Travelling through the tunnel for the first time, the Queen arrived by a Eurostar high-speed train which pulled to a halt a few yards from the President's identical transport which arrived at the same moment.
As the band of the French Republican Guard played the British and French national anthems followed by Beethoven's 'Ode to Joy', the European anthem, the two heads of state cut the red-white- and-blue (or blue-white-and-red, according to national sensibilities) ribbon simultaneously.
Accompanied by their prime ministers, John Major and Edouard Balladur, as well as Jean-Luc Dehaene of Belgium, the two heads of state then took a Eurotunnel bus to the road terminus where they saw a lorry and cars driving on to Le Shuttle trains which will carry road vehicles.
The tunnel, running a year behind schedule, is expected to take its first freight and truck traffic from next week. The Eurostar will begin linking Paris and London in July and private cars will be able to cross from October.
Speaking in French, the Queen, dressed in a fuchsia coat and pillbox hat, said the tunnel had rejoined 'what nature separated some 40 million years ago'.
The French and British peoples 'for all their regional and individual diversity and ages-long rivalry, complement each other well - better perhaps than we realise', she added.
'In the course of this century, the mixture of French elan and British pragmatism, when united in a common cause, has proved to be a highly successful combination,' she said. 'The tunnel embodies that simple truth. May we continue to combine in common causes for the benefit of all mankind.'
After lunch on the French side, the Queen and President Mitterrand took the royal Bordeaux-coloured Rolls-Royce with its plexiglass roof on Le Shuttle for a 35- minute ride to Folkestone for a similar ceremony in Britain.
One member of the official party, which included Sir Alastair Morton and Andre Benard, the two Eurotunnel chairmen, was Philippe Cozette, the Frenchman who first drilled through to the English side of the tunnel in December 1990. Mr Cozette has been retrained and employed as a shuttle driver.
The Eurostar service, which the Queen took from Waterloo in the morning, is designed to rival the airlines for speed, luxury and comfort.
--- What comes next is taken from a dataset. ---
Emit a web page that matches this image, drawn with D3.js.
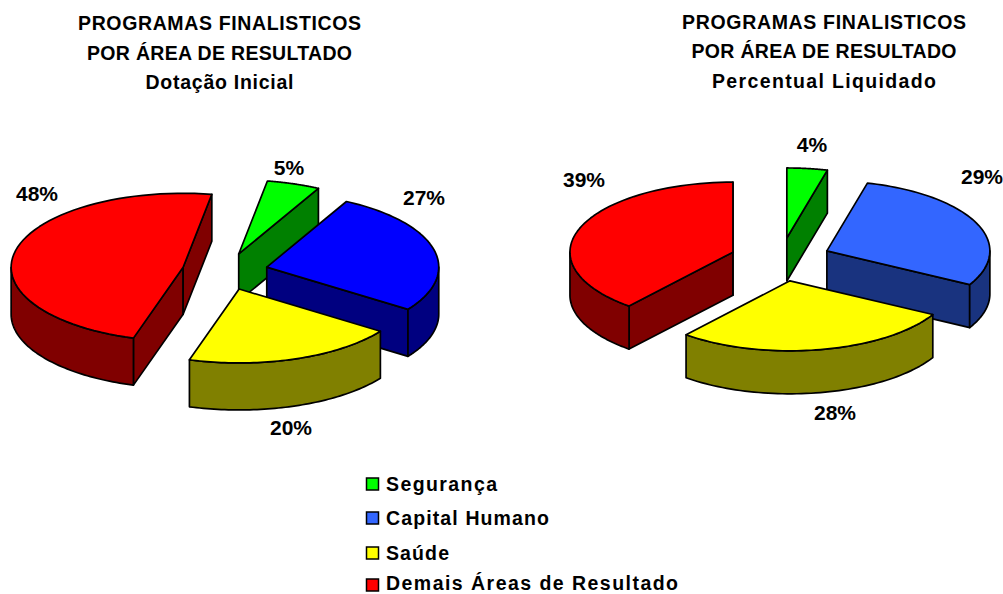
<!DOCTYPE html>
<html><head><meta charset="utf-8">
<script src="https://cdn.jsdelivr.net/npm/d3@7"></script>
<style>
html,body{margin:0;padding:0;background:#fff}
svg{display:block}
text{font-family:"Liberation Sans",Arial,sans-serif;font-weight:bold;fill:#000}
</style></head><body>
<svg id="c" width="1003" height="594"></svg>
<script>
const categories = ["Segurança","Capital Humano","Saúde","Demais Áreas de Resultado"];
const valuesInicial = [5,27,20,48];
const valuesLiquidado = [4,29,28,39];
const titleLines = ["PROGRAMAS FINALISTICOS","POR ÁREA DE RESULTADO"];
const subtitles = ["Dotação Inicial","Percentual Liquidado"];
const topColorsA = ["#00ff00","#0000ff","#ffff00","#ff0000"];
const sideColorsA = ["#008000","#000080","#808000","#800000"];
const topColorsB = ["#00ff00","#3366ff","#ffff00","#ff0000"];
const sideColorsB = ["#008000","#19337f","#808000","#800000"];

const charts = [
 {values:valuesInicial,top:topColorsA,side:sideColorsA,cx:225,cy:271.5,rx:172,ry:74,depth:47,explode:.25,rot:9.6,
  titleX:219.5,titleY:[29.5,59.5,88.5],titleW:[283,265,148],sub:subtitles[0],labels:[[289,175],[424,205],[291,435],[37,201]]},
 {values:valuesLiquidado,top:topColorsB,side:sideColorsB,cx:780.5,cy:259.5,rx:163,ry:70,depth:43,explode:.31,rot:0,
  titleX:824,titleY:[28.5,57.5,87.5],titleW:[284,265,224],sub:subtitles[1],labels:[[812,152],[982,184],[835,420],[584,187]]}
];
const legendW=[111,163,63,292];
const legendRows=[484,518,553,585];

const svg = d3.select("#c");
const rad = d=>d*Math.PI/180, TAU=2*Math.PI;
const line = d3.line();

charts.forEach(ch=>{
  const x = d3.scaleLinear().domain([-1,1]).range([-ch.rx,ch.rx]);
  const y = d3.scaleLinear().domain([-1,1]).range([-ch.ry,ch.ry]);
  const pie = d3.pie().sort(null).startAngle(rad(ch.rot)).endAngle(rad(ch.rot)+TAU);
  const arcs = pie(ch.values).map((a,i)=>{
    const mid=(a.startAngle+a.endAngle)/2;
    const ax=ch.cx+ch.explode*x(Math.sin(mid)), ay=ch.cy+ch.explode*y(-Math.cos(mid));
    return {...a,i,ax,ay};
  }).sort((p,q)=>p.ay-q.ay);

  const rim=(a,t)=>[a.ax+x(Math.sin(t)),a.ay+y(-Math.cos(t))];
  const sample=(a,t0,t1)=>d3.range(0,61).map(k=>rim(a,t0+(t1-t0)*k/60));

  const g=svg.append("g");
  arcs.forEach(a=>{
    const s=g.append("g");
    const face=pts=>s.append("path").attr("d",line(pts)+"Z").attr("fill",ch.side[a.i])
      .attr("stroke","#000").attr("stroke-width",1.7).attr("stroke-linejoin","round");
    const down=p=>[p[0],p[1]+ch.depth];
    if(Math.sin(a.startAngle)<0){const r=rim(a,a.startAngle),o=[a.ax,a.ay];face([o,r,down(r),down(o)]);}
    if(Math.sin(a.endAngle)>0){const r=rim(a,a.endAngle),o=[a.ax,a.ay];face([o,r,down(r),down(o)]);}
    [[Math.PI/2,1.5*Math.PI],[2.5*Math.PI,3.5*Math.PI]].forEach(([f0,f1])=>{
      const t0=Math.max(a.startAngle,f0),t1=Math.min(a.endAngle,f1);
      if(t1>t0){const top=sample(a,t0,t1);face(top.concat(top.map(down).reverse()));}
    });
    s.append("path").attr("d",line([[a.ax,a.ay]].concat(sample(a,a.startAngle,a.endAngle)))+"Z")
      .attr("fill",ch.top[a.i]).attr("stroke","#000").attr("stroke-width",1.7).attr("stroke-linejoin","round");
  });

  titleLines.concat([ch.sub]).forEach((t,i)=>{
    svg.append("text").attr("x",ch.titleX).attr("y",ch.titleY[i]).attr("text-anchor","middle")
      .attr("font-size",19.5).attr("textLength",ch.titleW[i]).attr("lengthAdjust","spacing").text(t);
  });
  ch.values.forEach((v,i)=>{
    svg.append("text").attr("x",ch.labels[i][0]).attr("y",ch.labels[i][1]).attr("text-anchor","middle")
      .attr("font-size",21).text(v+"%");
  });
});

const legendY=d3.scaleOrdinal().domain(categories).range(legendRows);
categories.forEach((c,i)=>{
  const yy=legendY(c);
  svg.append("rect").attr("x",366.5).attr("y",yy-6).attr("width",12).attr("height",12)
    .attr("fill",topColorsB[i]).attr("stroke","#000").attr("stroke-width",1.5);
  svg.append("text").attr("x",386).attr("y",Math.min(yy+7,589.8)).attr("font-size",19.5)
    .attr("textLength",legendW[i]).attr("lengthAdjust","spacing").text(c);
});
</script>
</body></html>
However, the return on Le Shuttle, although as smooth a ride as Eurostar, was a claustrophobic experience. The windows are tiny, and there is nowhere to go except the toilets. There will be no refreshments or food available on Le Shuttle when services start. Although at an hour from motorway to motorway, it will save about 45 minutes on the equivalent ferry ride, most passengers yesterday agreed that given the facilities available on the ferries, with food, duty free shops, play areas and views of the White Cliffs of Dover, they would not use Le Shuttle except, perhaps, in a force 10 gale.